The business federation warned that the target is unrealistic and will place Japan at a competitive disadvantage. You have heard it before: they think the nation's firms will "move overseas in search of less-stringent environmental regulations, and this will ultimately exact a heavy financial toll on both businesses and households."
What a difference an election can make. The people of Japan wants "change" and they are giving Mr Hatoyama the mandate to act on environmental issues.
BBC's Richard Black said: "Now Japan has broken that mould. Mr Hatoyama believes a major cut is feasible, and in a country that is already far more frugal with energy than the US. Tokyo, therefore, has laid down a gauntlet to Washington. We shall see whether Washington responds."

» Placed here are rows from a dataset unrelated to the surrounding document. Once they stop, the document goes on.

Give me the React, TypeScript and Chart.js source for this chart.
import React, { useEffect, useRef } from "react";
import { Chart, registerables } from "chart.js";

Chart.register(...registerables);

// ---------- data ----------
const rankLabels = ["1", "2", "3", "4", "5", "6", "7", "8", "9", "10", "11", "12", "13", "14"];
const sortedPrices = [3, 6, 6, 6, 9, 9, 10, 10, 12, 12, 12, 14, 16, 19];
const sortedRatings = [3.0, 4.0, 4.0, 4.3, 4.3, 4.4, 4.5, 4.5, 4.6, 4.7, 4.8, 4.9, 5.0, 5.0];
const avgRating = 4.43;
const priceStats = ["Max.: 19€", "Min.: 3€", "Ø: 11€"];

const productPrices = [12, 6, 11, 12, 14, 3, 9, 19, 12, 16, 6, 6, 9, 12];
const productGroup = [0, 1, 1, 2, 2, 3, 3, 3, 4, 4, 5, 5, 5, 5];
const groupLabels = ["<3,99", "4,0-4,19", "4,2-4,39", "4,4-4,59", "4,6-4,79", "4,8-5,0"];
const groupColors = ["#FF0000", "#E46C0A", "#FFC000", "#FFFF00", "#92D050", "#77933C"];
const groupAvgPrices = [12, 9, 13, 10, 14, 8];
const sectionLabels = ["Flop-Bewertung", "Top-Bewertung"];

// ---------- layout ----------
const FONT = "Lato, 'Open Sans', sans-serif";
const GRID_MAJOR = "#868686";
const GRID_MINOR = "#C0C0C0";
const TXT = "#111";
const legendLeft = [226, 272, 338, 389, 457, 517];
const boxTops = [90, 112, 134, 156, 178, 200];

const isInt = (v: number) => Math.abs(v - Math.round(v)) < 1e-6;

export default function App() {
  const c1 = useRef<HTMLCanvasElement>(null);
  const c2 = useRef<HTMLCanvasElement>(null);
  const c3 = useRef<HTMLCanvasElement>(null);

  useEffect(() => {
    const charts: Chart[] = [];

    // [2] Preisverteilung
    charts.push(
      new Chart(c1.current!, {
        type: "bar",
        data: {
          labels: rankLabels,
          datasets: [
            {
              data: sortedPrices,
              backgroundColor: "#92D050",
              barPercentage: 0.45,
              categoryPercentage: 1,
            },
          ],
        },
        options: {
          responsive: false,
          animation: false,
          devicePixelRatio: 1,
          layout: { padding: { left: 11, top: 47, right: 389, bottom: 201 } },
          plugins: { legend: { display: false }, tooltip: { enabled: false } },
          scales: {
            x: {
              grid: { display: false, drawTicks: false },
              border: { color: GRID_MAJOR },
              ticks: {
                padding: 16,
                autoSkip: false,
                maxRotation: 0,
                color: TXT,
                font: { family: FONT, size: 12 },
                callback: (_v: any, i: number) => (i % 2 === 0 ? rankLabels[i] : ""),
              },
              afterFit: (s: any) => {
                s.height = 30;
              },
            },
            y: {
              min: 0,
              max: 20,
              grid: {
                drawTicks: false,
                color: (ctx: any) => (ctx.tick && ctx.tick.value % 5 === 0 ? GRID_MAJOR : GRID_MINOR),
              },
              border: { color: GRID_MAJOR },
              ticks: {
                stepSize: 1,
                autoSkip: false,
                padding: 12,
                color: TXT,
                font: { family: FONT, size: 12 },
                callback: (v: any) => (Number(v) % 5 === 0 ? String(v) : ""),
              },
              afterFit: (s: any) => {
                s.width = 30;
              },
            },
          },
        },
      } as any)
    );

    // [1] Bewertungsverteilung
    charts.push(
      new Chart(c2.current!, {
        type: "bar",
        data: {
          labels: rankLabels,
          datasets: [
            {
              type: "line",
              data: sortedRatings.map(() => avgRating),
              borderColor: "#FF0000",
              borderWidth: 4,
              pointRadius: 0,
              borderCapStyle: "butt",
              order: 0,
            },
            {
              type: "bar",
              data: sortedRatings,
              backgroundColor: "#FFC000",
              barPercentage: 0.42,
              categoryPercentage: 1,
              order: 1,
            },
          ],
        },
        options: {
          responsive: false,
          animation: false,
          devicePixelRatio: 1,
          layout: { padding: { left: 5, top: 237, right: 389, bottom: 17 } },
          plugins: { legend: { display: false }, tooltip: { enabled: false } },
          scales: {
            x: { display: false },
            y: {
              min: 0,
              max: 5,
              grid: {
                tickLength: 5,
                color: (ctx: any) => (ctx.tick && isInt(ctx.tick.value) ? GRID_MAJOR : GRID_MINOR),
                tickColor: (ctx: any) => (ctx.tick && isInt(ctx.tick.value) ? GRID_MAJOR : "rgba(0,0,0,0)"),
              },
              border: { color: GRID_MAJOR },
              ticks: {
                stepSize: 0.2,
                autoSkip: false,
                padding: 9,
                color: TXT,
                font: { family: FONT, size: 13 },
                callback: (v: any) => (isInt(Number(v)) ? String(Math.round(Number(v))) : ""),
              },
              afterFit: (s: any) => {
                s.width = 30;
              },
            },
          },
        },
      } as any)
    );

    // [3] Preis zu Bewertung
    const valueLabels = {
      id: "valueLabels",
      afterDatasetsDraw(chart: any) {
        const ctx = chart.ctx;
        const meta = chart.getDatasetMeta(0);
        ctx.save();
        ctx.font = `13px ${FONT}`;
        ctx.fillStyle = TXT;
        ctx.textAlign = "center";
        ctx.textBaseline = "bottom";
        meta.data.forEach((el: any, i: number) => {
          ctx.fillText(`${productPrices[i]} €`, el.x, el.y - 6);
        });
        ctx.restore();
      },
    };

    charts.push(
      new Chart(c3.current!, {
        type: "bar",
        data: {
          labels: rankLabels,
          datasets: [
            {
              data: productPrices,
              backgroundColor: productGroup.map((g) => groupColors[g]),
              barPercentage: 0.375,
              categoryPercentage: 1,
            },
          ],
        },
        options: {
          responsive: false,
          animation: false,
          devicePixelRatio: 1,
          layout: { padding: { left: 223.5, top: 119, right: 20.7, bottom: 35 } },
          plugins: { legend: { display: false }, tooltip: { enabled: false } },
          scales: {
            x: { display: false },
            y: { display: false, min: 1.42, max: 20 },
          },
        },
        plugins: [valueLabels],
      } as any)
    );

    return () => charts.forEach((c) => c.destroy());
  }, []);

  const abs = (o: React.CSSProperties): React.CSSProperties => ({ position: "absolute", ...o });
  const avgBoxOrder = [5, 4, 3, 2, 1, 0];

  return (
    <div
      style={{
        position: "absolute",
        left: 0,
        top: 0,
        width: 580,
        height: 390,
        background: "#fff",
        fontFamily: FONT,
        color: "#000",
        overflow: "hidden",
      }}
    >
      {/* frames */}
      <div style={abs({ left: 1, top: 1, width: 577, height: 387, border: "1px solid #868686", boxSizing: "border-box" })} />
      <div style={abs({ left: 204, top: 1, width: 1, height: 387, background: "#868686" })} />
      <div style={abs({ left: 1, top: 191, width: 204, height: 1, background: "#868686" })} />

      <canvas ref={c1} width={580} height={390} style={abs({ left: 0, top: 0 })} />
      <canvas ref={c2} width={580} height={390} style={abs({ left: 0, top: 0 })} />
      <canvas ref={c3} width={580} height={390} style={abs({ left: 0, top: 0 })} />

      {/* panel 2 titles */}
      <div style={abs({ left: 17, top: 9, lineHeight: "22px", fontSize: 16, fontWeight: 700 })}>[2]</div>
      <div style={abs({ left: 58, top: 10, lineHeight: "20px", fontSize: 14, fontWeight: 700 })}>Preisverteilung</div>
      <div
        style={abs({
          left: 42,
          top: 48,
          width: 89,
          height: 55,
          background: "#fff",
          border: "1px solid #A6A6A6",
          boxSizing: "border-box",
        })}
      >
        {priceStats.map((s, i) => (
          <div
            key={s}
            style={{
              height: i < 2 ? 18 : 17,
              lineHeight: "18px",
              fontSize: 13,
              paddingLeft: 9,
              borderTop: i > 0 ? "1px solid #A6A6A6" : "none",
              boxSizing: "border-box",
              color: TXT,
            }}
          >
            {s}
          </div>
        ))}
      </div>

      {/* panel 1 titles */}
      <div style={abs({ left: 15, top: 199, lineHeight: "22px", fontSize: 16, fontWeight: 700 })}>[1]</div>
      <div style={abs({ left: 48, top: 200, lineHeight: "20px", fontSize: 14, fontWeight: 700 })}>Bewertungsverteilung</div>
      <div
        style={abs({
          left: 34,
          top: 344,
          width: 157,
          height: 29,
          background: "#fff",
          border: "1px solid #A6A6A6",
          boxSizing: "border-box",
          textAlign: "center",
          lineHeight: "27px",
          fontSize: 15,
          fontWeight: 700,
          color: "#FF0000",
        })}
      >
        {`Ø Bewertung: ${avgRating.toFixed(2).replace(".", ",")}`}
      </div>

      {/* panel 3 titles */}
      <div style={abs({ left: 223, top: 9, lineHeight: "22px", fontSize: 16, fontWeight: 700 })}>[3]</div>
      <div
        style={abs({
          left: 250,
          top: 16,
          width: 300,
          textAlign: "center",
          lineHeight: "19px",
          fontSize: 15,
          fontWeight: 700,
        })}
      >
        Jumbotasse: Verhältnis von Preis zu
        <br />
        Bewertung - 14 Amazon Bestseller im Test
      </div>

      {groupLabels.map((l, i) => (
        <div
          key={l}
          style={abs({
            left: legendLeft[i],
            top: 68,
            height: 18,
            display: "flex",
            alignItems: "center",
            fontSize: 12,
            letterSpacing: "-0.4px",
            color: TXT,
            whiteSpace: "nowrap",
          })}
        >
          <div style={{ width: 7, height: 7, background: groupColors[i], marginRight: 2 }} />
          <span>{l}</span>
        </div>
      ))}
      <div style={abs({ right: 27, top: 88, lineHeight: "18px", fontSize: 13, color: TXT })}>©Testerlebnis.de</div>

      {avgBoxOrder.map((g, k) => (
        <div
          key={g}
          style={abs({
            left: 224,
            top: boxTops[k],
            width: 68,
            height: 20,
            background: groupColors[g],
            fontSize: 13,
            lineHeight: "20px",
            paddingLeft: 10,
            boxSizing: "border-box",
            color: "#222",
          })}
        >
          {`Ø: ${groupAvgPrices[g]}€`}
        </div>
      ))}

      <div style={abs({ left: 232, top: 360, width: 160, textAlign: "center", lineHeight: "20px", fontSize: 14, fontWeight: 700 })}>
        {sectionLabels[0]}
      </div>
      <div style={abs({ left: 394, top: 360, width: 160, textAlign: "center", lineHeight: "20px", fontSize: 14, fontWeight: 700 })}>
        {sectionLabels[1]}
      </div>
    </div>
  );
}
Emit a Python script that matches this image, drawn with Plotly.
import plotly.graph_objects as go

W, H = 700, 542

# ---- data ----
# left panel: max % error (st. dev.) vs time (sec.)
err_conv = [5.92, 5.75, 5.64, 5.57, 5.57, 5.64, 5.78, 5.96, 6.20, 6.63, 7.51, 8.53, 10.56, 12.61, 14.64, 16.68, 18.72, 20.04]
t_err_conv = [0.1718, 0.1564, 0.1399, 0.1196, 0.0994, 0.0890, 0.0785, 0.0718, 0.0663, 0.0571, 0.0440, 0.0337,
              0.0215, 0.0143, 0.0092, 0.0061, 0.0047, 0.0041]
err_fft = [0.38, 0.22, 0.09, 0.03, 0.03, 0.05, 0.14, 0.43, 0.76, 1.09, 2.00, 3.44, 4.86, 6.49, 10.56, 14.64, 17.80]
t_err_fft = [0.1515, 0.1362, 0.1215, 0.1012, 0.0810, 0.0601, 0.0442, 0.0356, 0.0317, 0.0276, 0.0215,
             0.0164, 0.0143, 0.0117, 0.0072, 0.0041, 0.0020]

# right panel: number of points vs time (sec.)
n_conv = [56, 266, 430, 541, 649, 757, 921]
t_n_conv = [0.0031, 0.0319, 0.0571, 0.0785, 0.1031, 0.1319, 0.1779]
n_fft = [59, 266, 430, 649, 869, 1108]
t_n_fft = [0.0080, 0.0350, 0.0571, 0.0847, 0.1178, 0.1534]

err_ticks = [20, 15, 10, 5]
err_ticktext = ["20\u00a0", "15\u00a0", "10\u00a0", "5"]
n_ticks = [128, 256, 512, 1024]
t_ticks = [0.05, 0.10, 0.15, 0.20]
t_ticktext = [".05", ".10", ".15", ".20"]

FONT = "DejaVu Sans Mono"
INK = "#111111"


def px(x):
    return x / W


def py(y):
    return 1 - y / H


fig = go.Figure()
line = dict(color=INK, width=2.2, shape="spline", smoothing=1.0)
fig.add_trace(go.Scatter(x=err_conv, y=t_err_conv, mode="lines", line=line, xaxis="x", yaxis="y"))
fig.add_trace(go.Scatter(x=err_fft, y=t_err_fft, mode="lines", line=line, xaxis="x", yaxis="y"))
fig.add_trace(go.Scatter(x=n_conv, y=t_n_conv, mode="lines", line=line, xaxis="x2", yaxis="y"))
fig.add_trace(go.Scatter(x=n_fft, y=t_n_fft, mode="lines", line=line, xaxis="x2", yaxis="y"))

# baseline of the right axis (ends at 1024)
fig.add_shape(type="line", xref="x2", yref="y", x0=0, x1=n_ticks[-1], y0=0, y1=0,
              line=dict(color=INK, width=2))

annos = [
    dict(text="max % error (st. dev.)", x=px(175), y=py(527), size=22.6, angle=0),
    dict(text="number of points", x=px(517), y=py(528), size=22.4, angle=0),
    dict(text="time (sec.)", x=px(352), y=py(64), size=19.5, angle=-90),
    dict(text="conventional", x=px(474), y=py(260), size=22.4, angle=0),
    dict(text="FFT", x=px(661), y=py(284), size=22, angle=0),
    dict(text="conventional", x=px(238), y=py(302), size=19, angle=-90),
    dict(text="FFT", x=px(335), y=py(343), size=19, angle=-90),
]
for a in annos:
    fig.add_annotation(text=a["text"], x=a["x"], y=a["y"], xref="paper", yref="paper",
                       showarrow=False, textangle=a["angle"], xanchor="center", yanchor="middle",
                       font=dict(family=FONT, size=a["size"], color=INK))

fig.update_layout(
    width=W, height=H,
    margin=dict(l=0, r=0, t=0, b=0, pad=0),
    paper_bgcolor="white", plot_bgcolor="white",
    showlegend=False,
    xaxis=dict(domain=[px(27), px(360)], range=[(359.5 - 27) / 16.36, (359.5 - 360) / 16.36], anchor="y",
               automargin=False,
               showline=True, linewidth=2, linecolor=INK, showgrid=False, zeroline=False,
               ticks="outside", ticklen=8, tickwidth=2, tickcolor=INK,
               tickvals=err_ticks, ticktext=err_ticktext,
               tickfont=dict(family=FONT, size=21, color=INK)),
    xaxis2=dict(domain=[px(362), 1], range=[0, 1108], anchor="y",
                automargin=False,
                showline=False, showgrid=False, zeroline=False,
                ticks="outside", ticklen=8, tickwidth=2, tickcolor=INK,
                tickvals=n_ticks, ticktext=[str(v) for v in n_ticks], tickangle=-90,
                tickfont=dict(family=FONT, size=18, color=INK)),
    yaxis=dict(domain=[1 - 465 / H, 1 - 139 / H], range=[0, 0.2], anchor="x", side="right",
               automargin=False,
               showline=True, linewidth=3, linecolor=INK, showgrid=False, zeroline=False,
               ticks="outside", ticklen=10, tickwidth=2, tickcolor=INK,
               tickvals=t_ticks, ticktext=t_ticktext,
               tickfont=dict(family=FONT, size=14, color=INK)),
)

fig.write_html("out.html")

Danish Climate and Energy Minister Connie Hedegaard, who will head the big UN meeting in Copenhagen laster this year, welcomed Japan's new commitment, according to Eric Johnston at The Japan Times:
"For a long time, everybody has been waiting for everybody else in the international (climate) negotiations. Now, Japan has taken a big step forward in setting an ambitious target and I hope other countries will follow," she said in a statement.
And "This ambitious commitment by Japan will help to move the negotiations forward," according to Yvo de Boer, the UN's chief climate change official, speaking to Mure Dickie at the Financial Times.
To reduce emissions, Hatoyama will create a domestic emissions trading market with volume caps on emitters. They also want to introduce a feed-in tariff for renewable energy to help expand capacity for clean energy sources. A higher gasoline tax is also being discussed.
As Daniel pointed out:
It's possible that it could be the U.S. that ends up getting Japan to abandon its pledge. The Waxman-Markey bill calls for only 4 percent below 1990 reductions by 2020, and that target could be undermined by the up to 2 billion tons of offsets available to polluters under the proposed cap on emissions. It seems that only decisive and strong political action from President Obama can show the world before Copenhagen that the U.S. is serious about reducing its greenhouse gas emissions.
But, would Americans be ready to pay $3875 a year to reduce greenhouse gas emissions? Or more? Get ready for more debate, and try to keep your head cool.